JW: Where are you currently calling home, and how does that affect your surfing and work?
WA:
I live in Los Angeles, about ten blocks from the community I grew up in. I still surf the Venice Pier, where I learned how to surf and what it means to be a surfer multiple times a week. It's nice to drive 5 minutes and be surrounded by friends and family, in and out of the water. Also, Malibu being so close allows me to spend a large amount of time at Surfrider when I'm not working. That place has greatly influenced my development as a Longboarder. Work-wise, this city is perfect. I assist multiple artists in their studios; it feels more like a continuation of my art learning rather than work. Plus, both of them are surfers, so they understand when I'm late because the waves are good. 

JW: You are studying Art, a vast subject, what specifically interests you?
WA:
I am interested in Los Angeles as a landscape of interconnected histories and iconographies and the relationships individuals and cultural groups have with the scars left behind by these histories. On the other hand, I'm also curious about industrial materials and the experience of labor within industrial spaces. As I am young in my professional art career, my practice is fragmented, in the sense that I am exploring multiple avenues of working, both materially and relating to the subject, that don't necessarily intertwine.

JW: What do you want to express through your surfing?
WA:
I enjoy surfing the most when I'm on the right board for the wave or conditions at hand. Rather than expressing something outwardly, surfing feels right for me when I am smooth and can squeeze all I can out of a wave without force. There is a synergistic feeling when you finish a wave, and you feel that for every section and every maneuver, you were in the right place on the wave and could not have surfed any better. 

JW: How long have you been pursuing your passions as an artist?
WA
: I think it really clicked for me that I could be an artist or surf for a living when I was around 17 or 18. I found myself in a place where I began to understand that these things could be more than just a hobby or a passion. 

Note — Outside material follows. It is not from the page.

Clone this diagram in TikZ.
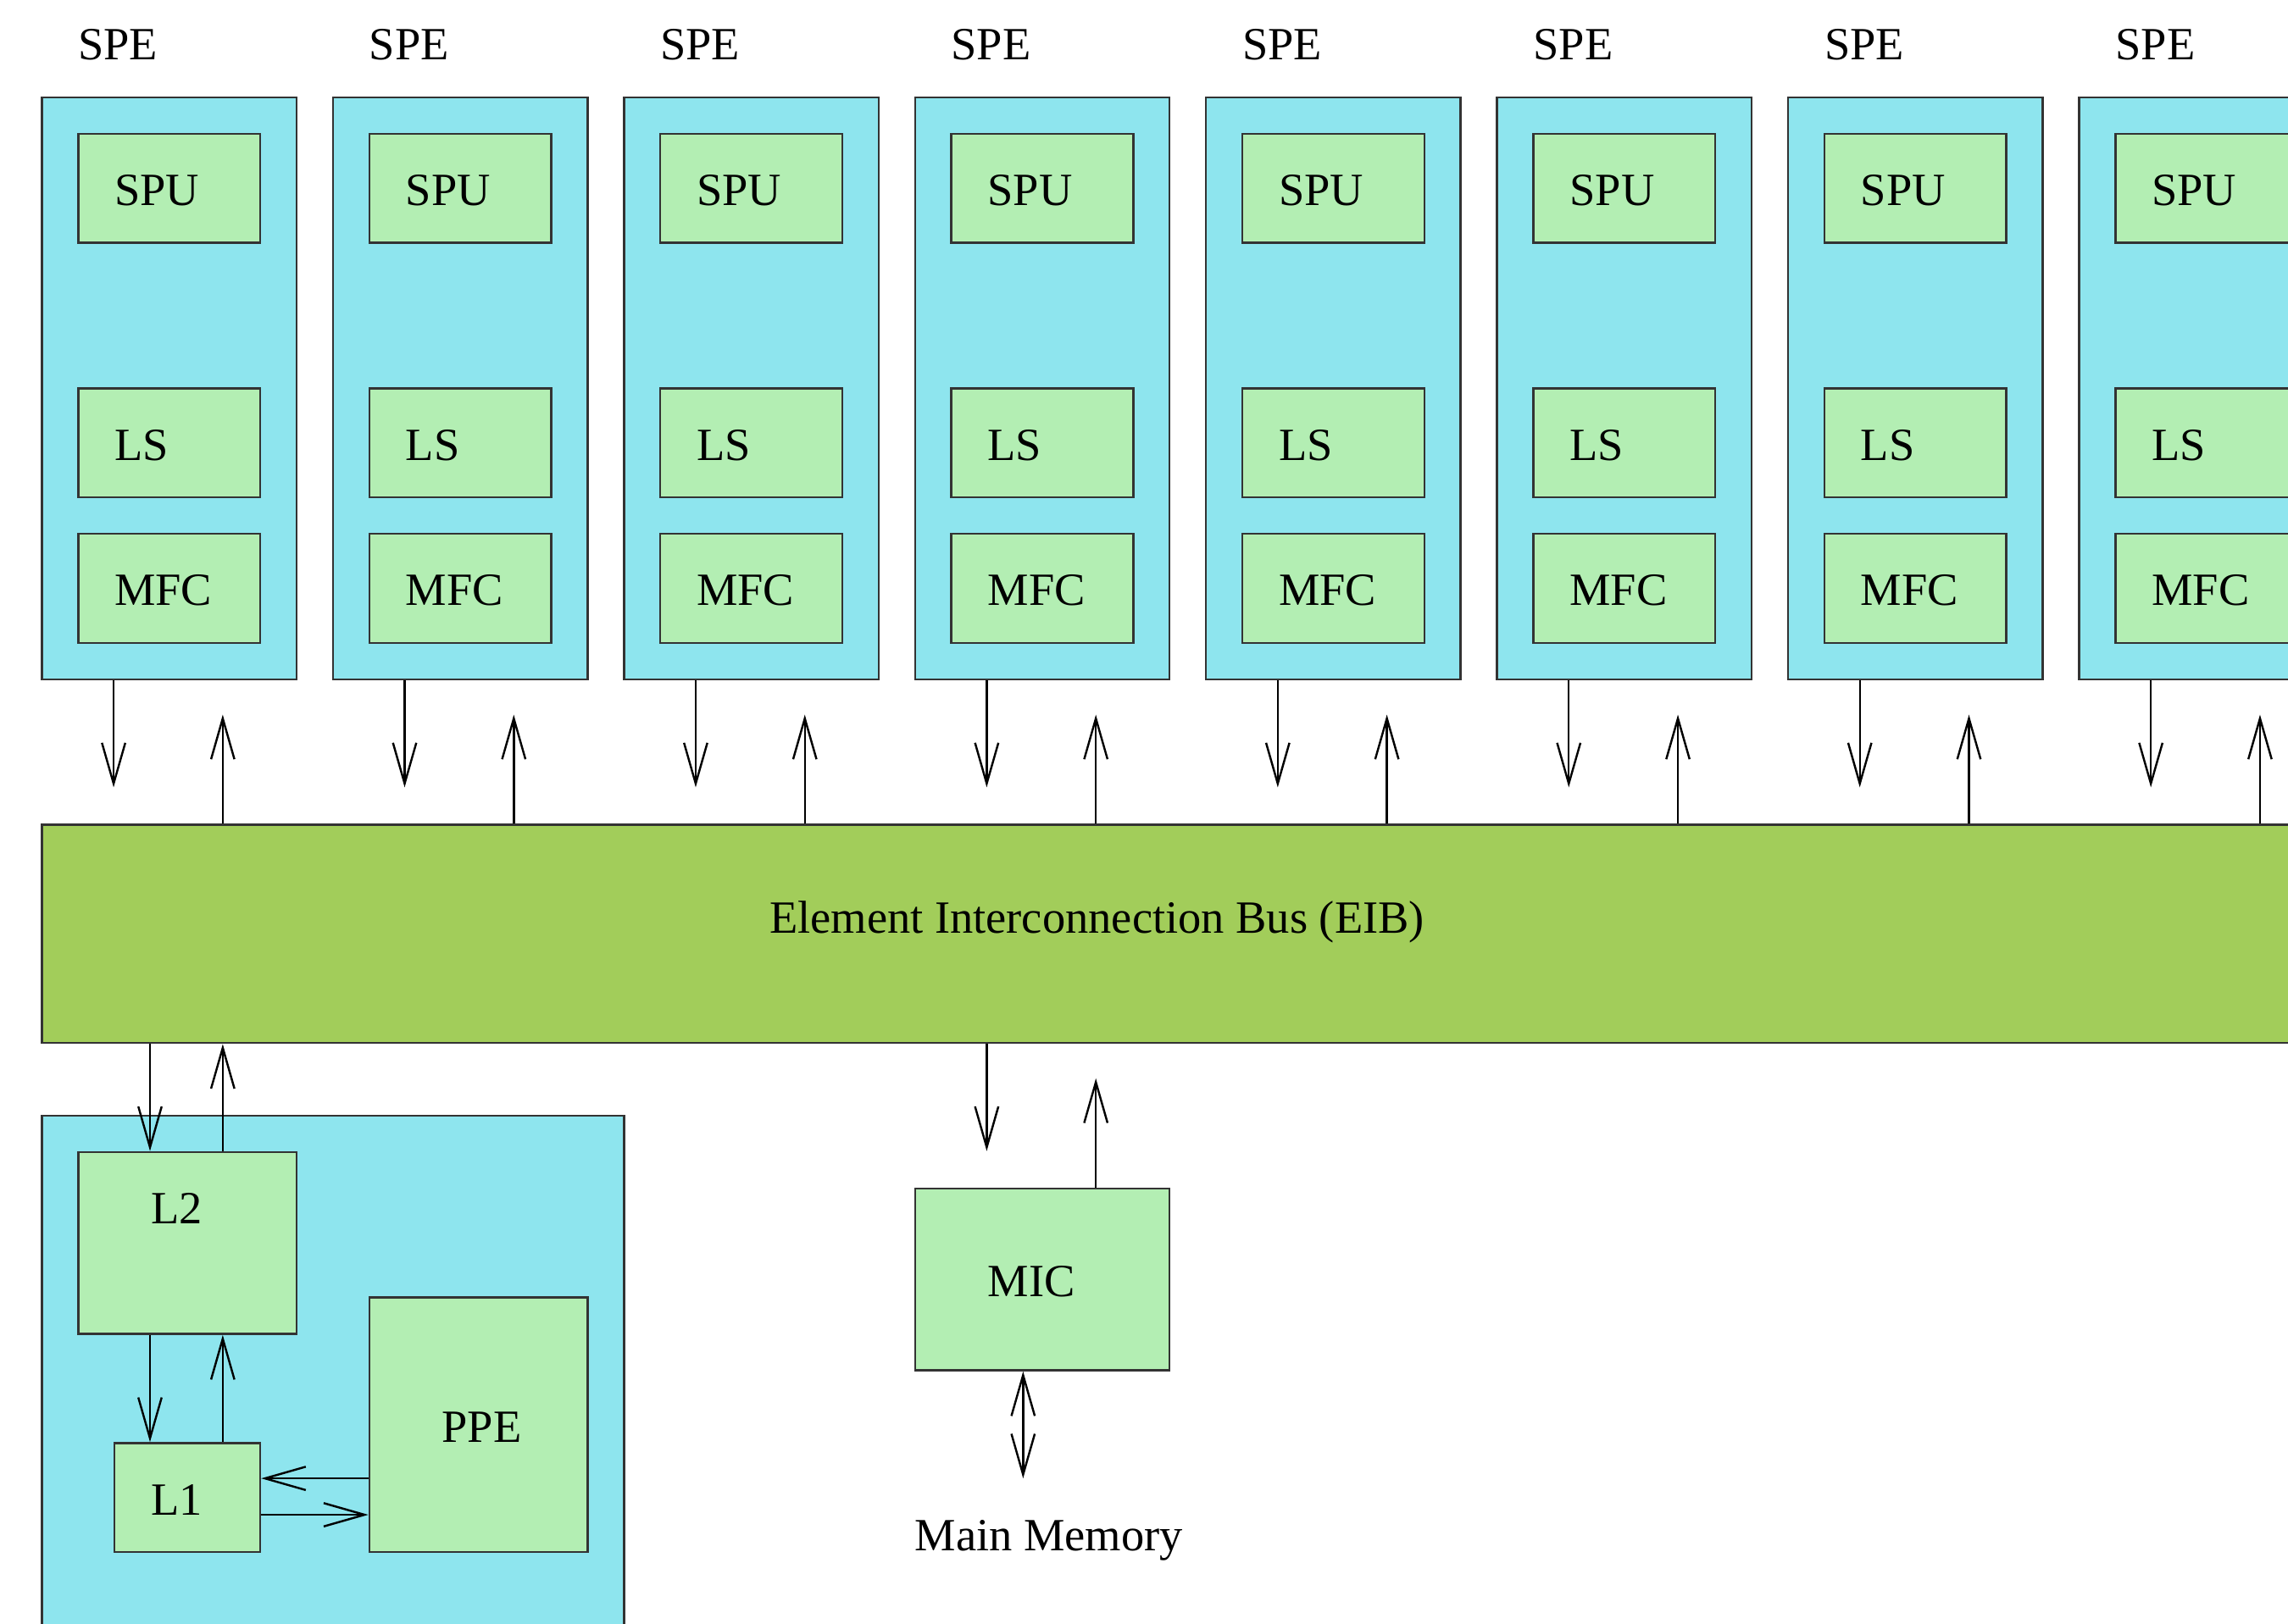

JW: What excites you about joining the July Wetsuits community?
WA:
I'm grateful to be in a community of amazing surfers and creatives. As a grom, I looked up to many of the people who are now a part of July Wetsuits, and I'm glad that I can surf with them as a part of the same team. This community is full of incredibly good surfers who all have and continue to push the boundaries; it makes me stay on my toes and experiment with my surfing.